_Written task:_
Reproduce the material word for word; the images stay out.

_Material:_
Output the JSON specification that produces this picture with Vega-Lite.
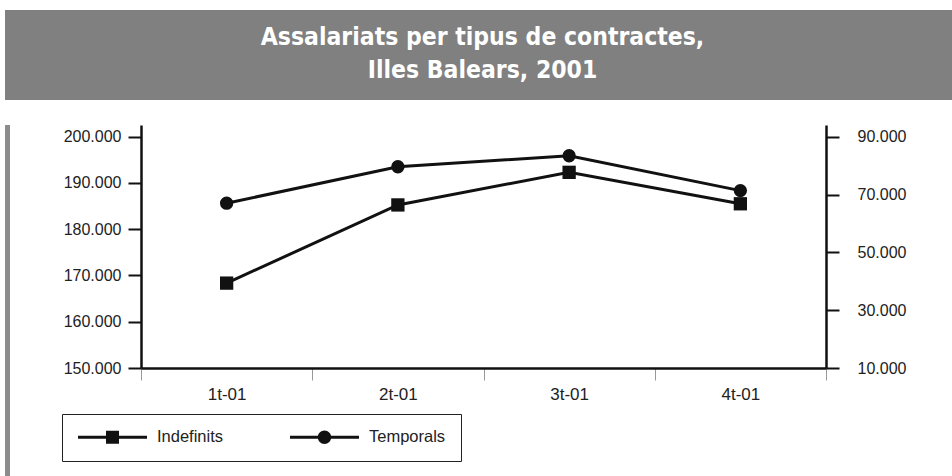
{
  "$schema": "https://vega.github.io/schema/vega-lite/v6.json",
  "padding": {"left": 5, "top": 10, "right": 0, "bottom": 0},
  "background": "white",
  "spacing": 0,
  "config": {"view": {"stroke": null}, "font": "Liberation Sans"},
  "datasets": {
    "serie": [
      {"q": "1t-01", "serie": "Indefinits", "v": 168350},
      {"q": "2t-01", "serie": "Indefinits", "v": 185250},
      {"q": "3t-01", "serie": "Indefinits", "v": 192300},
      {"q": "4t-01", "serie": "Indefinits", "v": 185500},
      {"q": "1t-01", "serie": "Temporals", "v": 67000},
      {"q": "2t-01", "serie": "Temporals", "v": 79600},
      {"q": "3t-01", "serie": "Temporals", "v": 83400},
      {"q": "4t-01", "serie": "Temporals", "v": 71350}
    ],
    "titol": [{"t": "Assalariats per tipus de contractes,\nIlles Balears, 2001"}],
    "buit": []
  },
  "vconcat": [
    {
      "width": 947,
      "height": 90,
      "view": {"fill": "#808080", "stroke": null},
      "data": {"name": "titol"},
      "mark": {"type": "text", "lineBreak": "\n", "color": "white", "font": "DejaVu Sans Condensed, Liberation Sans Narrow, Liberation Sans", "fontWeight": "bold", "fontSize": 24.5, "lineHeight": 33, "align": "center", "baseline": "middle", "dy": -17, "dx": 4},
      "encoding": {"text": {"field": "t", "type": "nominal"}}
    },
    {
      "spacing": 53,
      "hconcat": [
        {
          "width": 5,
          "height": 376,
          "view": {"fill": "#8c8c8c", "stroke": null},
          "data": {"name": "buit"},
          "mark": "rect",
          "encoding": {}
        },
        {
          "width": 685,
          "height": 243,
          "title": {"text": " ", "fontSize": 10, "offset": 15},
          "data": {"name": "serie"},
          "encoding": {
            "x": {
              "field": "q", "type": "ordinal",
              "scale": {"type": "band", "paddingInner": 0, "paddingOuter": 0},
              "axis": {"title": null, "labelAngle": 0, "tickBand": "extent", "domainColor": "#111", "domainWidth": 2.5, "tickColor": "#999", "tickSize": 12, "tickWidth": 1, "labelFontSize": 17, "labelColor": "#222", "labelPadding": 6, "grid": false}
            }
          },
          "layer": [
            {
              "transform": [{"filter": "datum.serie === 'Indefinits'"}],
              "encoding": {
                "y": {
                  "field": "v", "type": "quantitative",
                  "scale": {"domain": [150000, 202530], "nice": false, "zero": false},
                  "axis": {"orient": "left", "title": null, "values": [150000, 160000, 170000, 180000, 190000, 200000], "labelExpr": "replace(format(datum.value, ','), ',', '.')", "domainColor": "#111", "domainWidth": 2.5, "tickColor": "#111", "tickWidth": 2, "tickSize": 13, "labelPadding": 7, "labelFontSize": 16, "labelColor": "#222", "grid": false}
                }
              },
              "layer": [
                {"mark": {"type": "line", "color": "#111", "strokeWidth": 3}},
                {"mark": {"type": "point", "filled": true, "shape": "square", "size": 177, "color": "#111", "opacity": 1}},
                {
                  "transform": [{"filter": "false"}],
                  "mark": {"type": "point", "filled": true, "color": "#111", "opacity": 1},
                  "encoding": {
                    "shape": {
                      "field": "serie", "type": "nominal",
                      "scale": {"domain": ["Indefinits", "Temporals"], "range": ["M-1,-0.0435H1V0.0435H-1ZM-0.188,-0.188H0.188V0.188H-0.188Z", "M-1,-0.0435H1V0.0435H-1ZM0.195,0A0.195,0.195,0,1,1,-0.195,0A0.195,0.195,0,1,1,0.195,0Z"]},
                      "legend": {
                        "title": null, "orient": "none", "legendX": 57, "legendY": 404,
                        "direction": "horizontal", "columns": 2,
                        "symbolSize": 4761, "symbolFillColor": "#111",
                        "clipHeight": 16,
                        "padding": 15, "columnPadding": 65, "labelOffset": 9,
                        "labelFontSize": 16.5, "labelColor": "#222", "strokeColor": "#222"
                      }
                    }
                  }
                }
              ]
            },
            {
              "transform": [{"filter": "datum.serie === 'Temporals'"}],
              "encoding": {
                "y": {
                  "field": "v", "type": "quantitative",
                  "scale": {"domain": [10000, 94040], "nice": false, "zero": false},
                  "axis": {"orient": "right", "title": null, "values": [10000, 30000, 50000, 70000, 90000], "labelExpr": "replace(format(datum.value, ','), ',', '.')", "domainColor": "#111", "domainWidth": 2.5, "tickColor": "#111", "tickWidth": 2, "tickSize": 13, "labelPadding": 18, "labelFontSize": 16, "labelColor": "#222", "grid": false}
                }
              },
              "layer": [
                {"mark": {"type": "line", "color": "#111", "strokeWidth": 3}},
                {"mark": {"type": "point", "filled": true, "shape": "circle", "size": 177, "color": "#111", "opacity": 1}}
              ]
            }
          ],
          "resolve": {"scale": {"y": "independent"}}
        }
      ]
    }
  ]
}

_The output:_
Output the JSON specification that produces this picture with Vega-Lite.
{
  "$schema": "https://vega.github.io/schema/vega-lite/v6.json",
  "padding": {"left": 5, "top": 10, "right": 0, "bottom": 0},
  "background": "white",
  "spacing": 0,
  "config": {"view": {"stroke": null}, "font": "Liberation Sans"},
  "datasets": {
    "serie": [
      {"q": "1t-01", "serie": "Indefinits", "v": 168350},
      {"q": "2t-01", "serie": "Indefinits", "v": 185250},
      {"q": "3t-01", "serie": "Indefinits", "v": 192300},
      {"q": "4t-01", "serie": "Indefinits", "v": 185500},
      {"q": "1t-01", "serie": "Temporals", "v": 67000},
      {"q": "2t-01", "serie": "Temporals", "v": 79600},
      {"q": "3t-01", "serie": "Temporals", "v": 83400},
      {"q": "4t-01", "serie": "Temporals", "v": 71350}
    ],
    "titol": [{"t": "Assalariats per tipus de contractes,\nIlles Balears, 2001"}],
    "buit": []
  },
  "vconcat": [
    {
      "width": 947,
      "height": 90,
      "view": {"fill": "#808080", "stroke": null},
      "data": {"name": "titol"},
      "mark": {"type": "text", "lineBreak": "\n", "color": "white", "font": "DejaVu Sans Condensed, Liberation Sans Narrow, Liberation Sans", "fontWeight": "bold", "fontSize": 24.5, "lineHeight": 33, "align": "center", "baseline": "middle", "dy": -17, "dx": 4},
      "encoding": {"text": {"field": "t", "type": "nominal"}}
    },
    {
      "spacing": 53,
      "hconcat": [
        {
          "width": 5,
          "height": 376,
          "view": {"fill": "#8c8c8c", "stroke": null},
          "data": {"name": "buit"},
          "mark": "rect",
          "encoding": {}
        },
        {
          "width": 685,
          "height": 243,
          "title": {"text": " ", "fontSize": 10, "offset": 15},
          "data": {"name": "serie"},
          "encoding": {
            "x": {
              "field": "q", "type": "ordinal",
              "scale": {"type": "band", "paddingInner": 0, "paddingOuter": 0},
              "axis": {"title": null, "labelAngle": 0, "tickBand": "extent", "domainColor": "#111", "domainWidth": 2.5, "tickColor": "#999", "tickSize": 12, "tickWidth": 1, "labelFontSize": 17, "labelColor": "#222", "labelPadding": 6, "grid": false}
            }
          },
          "layer": [
            {
              "transform": [{"filter": "datum.serie === 'Indefinits'"}],
              "encoding": {
                "y": {
                  "field": "v", "type": "quantitative",
                  "scale": {"domain": [150000, 202530], "nice": false, "zero": false},
                  "axis": {"orient": "left", "title": null, "values": [150000, 160000, 170000, 180000, 190000, 200000], "labelExpr": "replace(format(datum.value, ','), ',', '.')", "domainColor": "#111", "domainWidth": 2.5, "tickColor": "#111", "tickWidth": 2, "tickSize": 13, "labelPadding": 7, "labelFontSize": 16, "labelColor": "#222", "grid": false}
                }
              },
              "layer": [
                {"mark": {"type": "line", "color": "#111", "strokeWidth": 3}},
                {"mark": {"type": "point", "filled": true, "shape": "square", "size": 177, "color": "#111", "opacity": 1}},
                {
                  "transform": [{"filter": "false"}],
                  "mark": {"type": "point", "filled": true, "color": "#111", "opacity": 1},
                  "encoding": {
                    "shape": {
                      "field": "serie", "type": "nominal",
                      "scale": {"domain": ["Indefinits", "Temporals"], "range": ["M-1,-0.0435H1V0.0435H-1ZM-0.188,-0.188H0.188V0.188H-0.188Z", "M-1,-0.0435H1V0.0435H-1ZM0.195,0A0.195,0.195,0,1,1,-0.195,0A0.195,0.195,0,1,1,0.195,0Z"]},
                      "legend": {
                        "title": null, "orient": "none", "legendX": 57, "legendY": 404,
                        "direction": "horizontal", "columns": 2,
                        "symbolSize": 4761, "symbolFillColor": "#111",
                        "clipHeight": 16,
                        "padding": 15, "columnPadding": 65, "labelOffset": 9,
                        "labelFontSize": 16.5, "labelColor": "#222", "strokeColor": "#222"
                      }
                    }
                  }
                }
              ]
            },
            {
              "transform": [{"filter": "datum.serie === 'Temporals'"}],
              "encoding": {
                "y": {
                  "field": "v", "type": "quantitative",
                  "scale": {"domain": [10000, 94040], "nice": false, "zero": false},
                  "axis": {"orient": "right", "title": null, "values": [10000, 30000, 50000, 70000, 90000], "labelExpr": "replace(format(datum.value, ','), ',', '.')", "domainColor": "#111", "domainWidth": 2.5, "tickColor": "#111", "tickWidth": 2, "tickSize": 13, "labelPadding": 18, "labelFontSize": 16, "labelColor": "#222", "grid": false}
                }
              },
              "layer": [
                {"mark": {"type": "line", "color": "#111", "strokeWidth": 3}},
                {"mark": {"type": "point", "filled": true, "shape": "circle", "size": 177, "color": "#111", "opacity": 1}}
              ]
            }
          ],
          "resolve": {"scale": {"y": "independent"}}
        }
      ]
    }
  ]
}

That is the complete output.